The New York Times reports that "trackers" are putting online hours of raw video of Republican candidates. The video will be constantly updated and available here for activists and wannabe political attack dogs to paw through, hoping for a George Allen-type macaca moment. It already has about 80 videos of Giuliani, Romney, McCain and Thompson, including press availabilities, photo ops, coffee-shop visits, and formal speeches.
The Times acknowledges a downside to the tracker trend: "Trackers are part of the reason most candidates are so guarded when they appear in public. You never know who might be watching and what they will do with their video."
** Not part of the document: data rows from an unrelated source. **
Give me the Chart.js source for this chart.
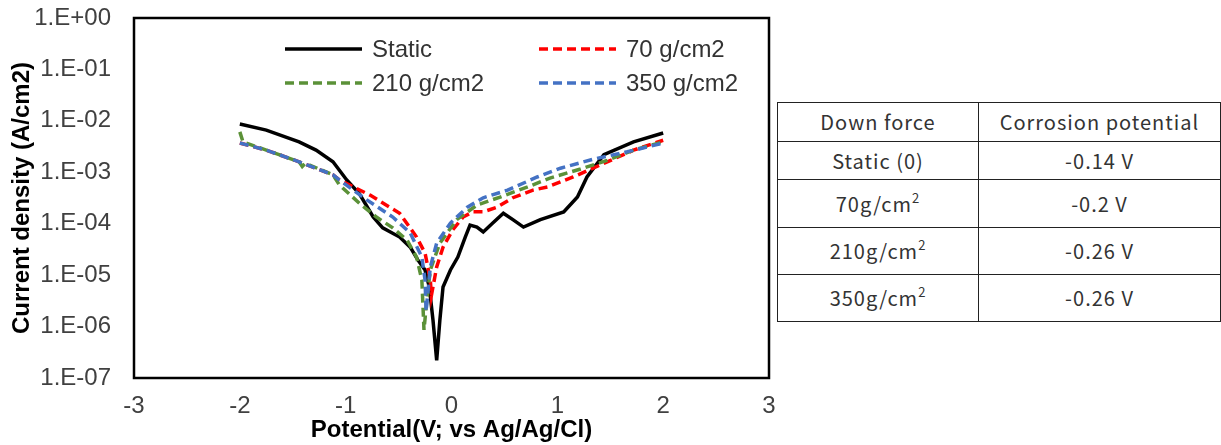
<!DOCTYPE html>
<html>
<head>
<meta charset="utf-8">
<script src="https://cdn.jsdelivr.net/npm/chart.js@4.4.1/dist/chart.umd.min.js"></script>
<style>
  html, body { margin: 0; padding: 0; background: #fff; }
  #wrap { position: relative; width: 1221px; height: 445px; overflow: hidden; }
  #plot { position: absolute; left: 0; top: 0; }
  #tbl { position: absolute; left: 777px; top: 102px; width: 444px; border-collapse: collapse;
         font-family: "Noto Sans CJK JP"; font-size: 20px; color: #333; letter-spacing: 1px; }
  #tbl td { border: 1px solid #222; text-align: center; padding: 0; line-height: 1; }
  #tbl sup { font-size: 13px; line-height: 0; vertical-align: 9px; }
</style>
</head>
<body>
<div id="wrap">
  <canvas id="plot" width="776" height="445"></canvas>
  <table id="tbl"></table>
</div>
<script>
// series labels (legend)
var seriesLabels = ['Static', '70 g/cm2', '210 g/cm2', '350 g/cm2'];

// potential (V) and current density (A/cm2)
var potStatic = [-2.0, -1.75, -1.44, -1.28, -1.12, -0.99, -0.87, -0.74, -0.65, -0.49, -0.39, -0.32, -0.25, -0.21, -0.175, -0.14, -0.11, -0.08, -0.01, 0.06, 0.13, 0.175, 0.24, 0.30, 0.39, 0.49, 0.58, 0.68, 0.84, 1.06, 1.19, 1.28, 1.44, 1.72, 2.0];
var curStatic = [8.7e-3, 6.6e-3, 3.9e-3, 2.7e-3, 1.6e-3, 7.1e-4, 3.8e-4, 1.35e-4, 8.3e-5, 5.5e-5, 3.5e-5, 2.0e-5, 1.26e-5, 5.9e-6, 1.34e-6, 2.2e-7, 1.34e-6, 5.9e-6, 1.26e-5, 2.25e-5, 5.5e-5, 9.4e-5, 8.6e-5, 6.9e-5, 1.03e-4, 1.6e-4, 1.2e-4, 8.6e-5, 1.2e-4, 1.7e-4, 3.3e-4, 8.1e-4, 2.2e-3, 3.9e-3, 5.8e-3];

var pot70 = [-2.0, -1.75, -1.44, -1.12, -1.06, -0.77, -0.49, -0.33, -0.25, -0.20, -0.19, -0.14, -0.08, 0.01, 0.11, 0.20, 0.30, 0.43, 0.58, 0.77, 0.91, 1.15, 1.41, 1.72, 2.0];
var cur70 = [3.7e-3, 2.7e-3, 1.6e-3, 8.9e-4, 7.1e-4, 3.6e-4, 1.6e-4, 5.5e-5, 2.7e-5, 8.0e-6, 4.0e-6, 1.44e-5, 3.5e-5, 7.5e-5, 1.35e-4, 1.7e-4, 1.7e-4, 2.1e-4, 3.2e-4, 4.5e-4, 5.2e-4, 8.1e-4, 1.4e-3, 2.7e-3, 4.2e-3];

var pot210 = [-2.0, -1.97, -1.75, -1.44, -1.41, -1.38, -1.12, -1.06, -0.87, -0.71, -0.555, -0.42, -0.33, -0.28, -0.26, -0.23, -0.20, -0.11, 0.05, 0.24, 0.46, 0.72, 0.93, 1.22, 1.47, 1.72, 2.0];
var cur210 = [6.1e-3, 3.9e-3, 2.7e-3, 1.6e-3, 1.3e-3, 1.5e-3, 8.9e-4, 5.7e-4, 2.5e-4, 1.35e-4, 8.3e-5, 4.8e-5, 2.25e-5, 8.0e-6, 8.6e-7, 3.8e-6, 1.26e-5, 4.2e-5, 1.2e-4, 2.3e-4, 3.3e-4, 5.2e-4, 7.7e-4, 1.16e-3, 1.7e-3, 2.7e-3, 3.9e-3];

var pot350 = [-2.0, -1.75, -1.44, -1.12, -1.06, -0.80, -0.555, -0.39, -0.28, -0.25, -0.24, -0.20, -0.14, -0.01, 0.15, 0.30, 0.53, 0.81, 1.03, 1.34, 1.66, 2.0];
var cur350 = [3.7e-3, 2.7e-3, 1.6e-3, 8.9e-4, 7.1e-4, 2.9e-4, 1.35e-4, 6.6e-5, 2.25e-5, 8.0e-6, 2.0e-6, 1.44e-5, 4.2e-5, 1.03e-4, 2.1e-4, 3.2e-4, 4.5e-4, 8.1e-4, 1.2e-3, 1.8e-3, 2.5e-3, 3.7e-3];

// axis ticks
var xMin = -3, xMax = 3;
var yTickValues = [1e-7, 1e-6, 1e-5, 1e-4, 1e-3, 1e-2, 1e-1, 1];
var yTickLabels = ['1.E-07', '1.E-06', '1.E-05', '1.E-04', '1.E-03', '1.E-02', '1.E-01', '1.E+00'];

// table on the right
var tableHead = ['Down force', 'Corrosion potential'];
var forceNames = ['Static (0)', '70g/cm', '210g/cm', '350g/cm'];
var corrosionV = [-0.14, -0.2, -0.26, -0.26];

function pts(xs, ys) {
  return xs.map(function (x, i) { return { x: x, y: ys[i] }; });
}

var tbl = document.getElementById('tbl');
var rowH = [38, 37, 47, 46, 46];
var html = '<tr><td style="width:200px;height:' + rowH[0] + 'px">' + tableHead[0] + '</td><td style="height:' + rowH[0] + 'px">' + tableHead[1] + '</td></tr>';
forceNames.forEach(function (n, i) {
  var name = i === 0 ? n : n + '<sup>2</sup>';
  html += '<tr><td style="height:' + rowH[i + 1] + 'px">' + name + '</td><td>' + corrosionV[i] + ' V</td></tr>';
});
tbl.innerHTML = html;

var frame = {
  id: 'frame',
  beforeDatasetsDraw: function (chart) {
    var a = chart.chartArea, ctx = chart.ctx;
    ctx.save();
    ctx.strokeStyle = '#000';
    ctx.lineWidth = 2.5;
    ctx.strokeRect(a.left, a.top, a.right - a.left, a.bottom - a.top);
    ctx.restore();
  }
};

var boxLegend = {
  id: 'boxLegend',
  afterDraw: function (chart, args, opts) {
    var ctx = chart.ctx;
    chart.data.datasets.forEach(function (ds, i) {
      var p = opts.slots[i];
      ctx.save();
      ctx.strokeStyle = ds.borderColor;
      ctx.lineWidth = ds.borderWidth;
      ctx.setLineDash(ds.borderDash || []);
      ctx.beginPath();
      ctx.moveTo(p.x, p.y);
      ctx.lineTo(p.x + opts.lineLen, p.y);
      ctx.stroke();
      ctx.setLineDash([]);
      ctx.fillStyle = opts.color;
      ctx.font = opts.font;
      ctx.textBaseline = 'middle';
      ctx.fillText(ds.label, p.x + opts.lineLen + opts.gap, p.y + 1);
      ctx.restore();
    });
  }
};

var ctx = document.getElementById('plot');
var chart = new Chart(ctx, {
  type: 'line',
  data: {
    datasets: [
      { label: seriesLabels[0], data: pts(potStatic, curStatic), borderColor: '#000000', borderWidth: 3.5, borderDash: [], order: 4 },
      { label: seriesLabels[1], data: pts(pot70, cur70), borderColor: '#FF0000', borderWidth: 3.5, borderDash: [9, 5], order: 3 },
      { label: seriesLabels[2], data: pts(pot210, cur210), borderColor: '#5B9138', borderWidth: 3.5, borderDash: [9, 5], order: 2 },
      { label: seriesLabels[3], data: pts(pot350, cur350), borderColor: '#4472C4', borderWidth: 3.5, borderDash: [9, 5], order: 1 }
    ]
  },
  options: {
    responsive: false,
    animation: false,
    elements: { point: { radius: 0 }, line: { tension: 0, borderCapStyle: 'butt' } },
    layout: { padding: { top: 18, right: 7, left: 0, bottom: 0 } },
    plugins: {
      legend: { display: false },
      tooltip: { enabled: false },
      boxLegend: {
        slots: [{ x: 285, y: 49 }, { x: 539, y: 49 }, { x: 285, y: 83 }, { x: 539, y: 83 }],
        lineLen: 77, gap: 10, color: '#333', font: '24px "Liberation Sans"'
      }
    },
    scales: {
      x: {
        type: 'linear', min: xMin, max: xMax,
        ticks: { stepSize: 1, color: '#404040', font: { family: 'Liberation Sans', size: 24 }, padding: 14 },
        grid: { display: false, drawTicks: false },
        border: { display: false },
        title: { display: true, text: 'Potential(V; vs Ag/Ag/Cl)', color: '#000',
                 font: { family: 'Liberation Sans', size: 24, weight: 'bold' }, padding: 0 },
        afterFit: function (s) { s.height = 67; s.paddingLeft = 0; s.paddingRight = 0; }
      },
      y: {
        type: 'logarithmic', min: yTickValues[0], max: yTickValues[yTickValues.length - 1],
        afterBuildTicks: function (s) { s.ticks = yTickValues.map(function (v) { return { value: v }; }); },
        ticks: {
          color: '#404040', font: { family: 'Liberation Sans', size: 24 }, padding: 23,
          callback: function (v) { return yTickLabels[Math.round(Math.log10(v)) + 7]; }
        },
        grid: { display: false, drawTicks: false },
        border: { display: false },
        title: { display: true, text: 'Current density (A/cm2)', color: '#000',
                 font: { family: 'Liberation Sans', size: 24, weight: 'bold' }, padding: { top: 8, bottom: 8 } },
        afterFit: function (s) { s.width = 134; s.paddingTop = 0; s.paddingBottom = 0; }
      }
    }
  },
  plugins: [frame, boxLegend]
});
</script>
</body>
</html>
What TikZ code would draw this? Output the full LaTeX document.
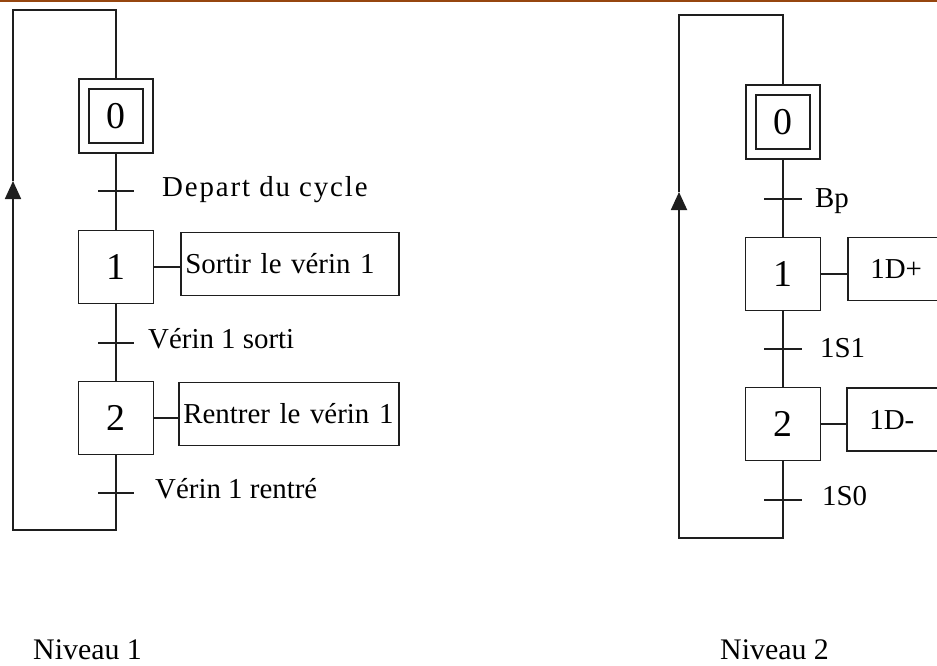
\documentclass[tikz,border=0pt]{standalone}
\usepackage{fontspec}
\setmainfont{Liberation Serif}
\usetikzlibrary{positioning,arrows.meta}

\definecolor{filet}{RGB}{150,70,15}
\definecolor{trait}{RGB}{30,30,30}

\tikzstyle{etape}=[draw=trait,line width=1.8bp,minimum width=75bp,minimum height=73bp,inner sep=0pt,font=\fontsize{38}{42}\selectfont]
\tikzstyle{initiale}=[etape,double,double distance=8bp,minimum width=64bp,minimum height=64bp,outer sep=5.8bp]
\tikzstyle{action}=[draw=trait,line width=1.8bp,minimum height=63bp,align=left,font=\fontsize{29}{34}\selectfont]
\tikzstyle{lien}=[draw,trait,line width=1.8bp]
\tikzstyle{retour}=[lien,-{Triangle[width=16bp,length=18bp]}]
\tikzstyle{receptivite}=[anchor=base west,inner sep=0pt,font=\fontsize{29}{34}\selectfont]
\tikzstyle{niveau}=[anchor=base west,inner sep=0pt,font=\fontsize{30}{36}\selectfont]

\begin{document}
\begin{tikzpicture}[x=1bp,y=-1bp]
    \useasboundingbox (0,0) rectangle (937,666);
    \draw[filet,line width=2bp] (0,1) -- (937,1);

    % niveau 1
    \node[initiale] (a0) at (116,116) {0};
    \foreach \pos/\name/\num in {{(116,267)/a1/1}, {(116,418)/a2/2}}
        \node[etape] (\name) at \pos {\num};
    \node[action,right=26bp of a1,yshift=3bp,text width=210bp,inner xsep=4bp] (sortir) {Sortir le vérin 1};
    \node[action,right=24bp of a2,yshift=4bp,text width=212bp,inner xsep=4bp] (rentrer) {Rentrer le vérin 1};
    \foreach \name/\y in {t1/191, t2/343, t3/493}
        \coordinate (\name) at (116,\y);
    \coordinate (g0) at (13,10);
    \coordinate (g1) at (13,181);
    \coordinate (g2) at (13,530);

    \foreach \source/\dest in {a0/a1, a1/a2}
        \path[lien] (\source.south) -- (\dest.north);
    \foreach \t in {t1, t2, t3}
        \path[lien] ([xshift=-18bp]\t) -- ([xshift=18bp]\t);
    \foreach \step/\act in {a1/sortir, a2/rentrer}
        \path[lien] (\step.east) -- (\step.east -| \act.west);
    \path[retour] (a2.south) |- (g2) -- (g1);
    \path[lien] (g1) -- (g0) -| (a0.north);

    \node[receptivite] (r1) at ([xshift=46bp,yshift=-5bp]t1) {\addfontfeature{LetterSpace=6.5}Depart du cycle};
    \node[receptivite] (r2) at ([xshift=32bp,yshift=-5bp]t2) {Vérin 1 sorti};
    \node[receptivite] (r3) at ([xshift=39bp,yshift=-5bp]t3) {Vérin 1 rentré};

    % niveau 2
    \node[initiale] (b0) at (783,122) {0};
    \foreach \pos/\name/\num in {{(783,274)/b1/1}, {(783,424)/b2/2}}
        \node[etape] (\name) at \pos {\num};
    \node[action,right=26bp of b1,yshift=5bp,text width=110bp,inner xsep=22bp] (plus) {1D+};
    \node[action,right=25bp of b2,yshift=4.5bp,text width=110bp,inner xsep=22bp] (moins) {1D-};
    \foreach \name/\y in {u1/199, u2/349, u3/500}
        \coordinate (\name) at (783,\y);
    \coordinate (h0) at (679,15);
    \coordinate (h1) at (679,192);
    \coordinate (h2) at (679,538);

    \foreach \source/\dest in {b0/b1, b1/b2}
        \path[lien] (\source.south) -- (\dest.north);
    \foreach \t in {u1, u2, u3}
        \path[lien] ([xshift=-19bp]\t) -- ([xshift=19bp]\t);
    \foreach \step/\act in {b1/plus, b2/moins}
        \path[lien] (\step.east) -- (\step.east -| \act.west);
    \path[retour] (b2.south) |- (h2) -- (h1);
    \path[lien] (h1) -- (h0) -| (b0.north);

    \node[receptivite] (v1) at ([xshift=32bp,yshift=-8bp]u1) {Bp};
    \node[receptivite] (v2) at ([xshift=37bp,yshift=-8bp]u2) {1S1};
    \node[receptivite] (v3) at ([xshift=39bp,yshift=-5bp]u3) {1S0};

    \node[niveau] (n1) at (33,659) {Niveau 1};
    \node[niveau] (n2) at (720,659) {Niveau 2};
\end{tikzpicture}
\end{document}
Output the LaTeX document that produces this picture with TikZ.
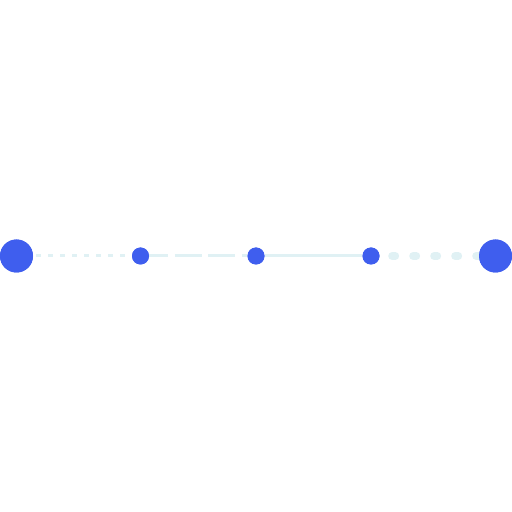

The political price we pay in having wooden, scripted candidates is nothing compared to the cultural and spiritual price of this "gotcha" dynamic, played out in all spheres of life. Washington and Lee professor Edward Wasserman wrote in the Miami Herald about journalists who get fired for relatively minor ethics violations. "What's with the vindictiveness, the self-righteousness, the callousness with which media bosses respond to even marginal instances of misconduct?" he asks. He cites a passage from Aristotle about hubris. "We usually understand hubris as overweening pride. But to Aristotle it consisted of inflicting shame or degradation, because 'men think that by ill-treating others they make their own superiority the greater.'"
Editors who are outraged about "plagiarism" may be blasé about bias shown to evangelicals or pro-lifers. And for those not convinced by Aristotle, the Bible says, "Judge not, that you be not judged. For with the judgment you pronounce you will be judged, and with the measure you use it will be measured to you." That doesn't mean that we can't judge actions -- but we judge them from the position of fallen people, prone to misspeak.
Those looking for gotcha moments might want to become familiar with another Biblical expression: "He who digs a pit will fall into it."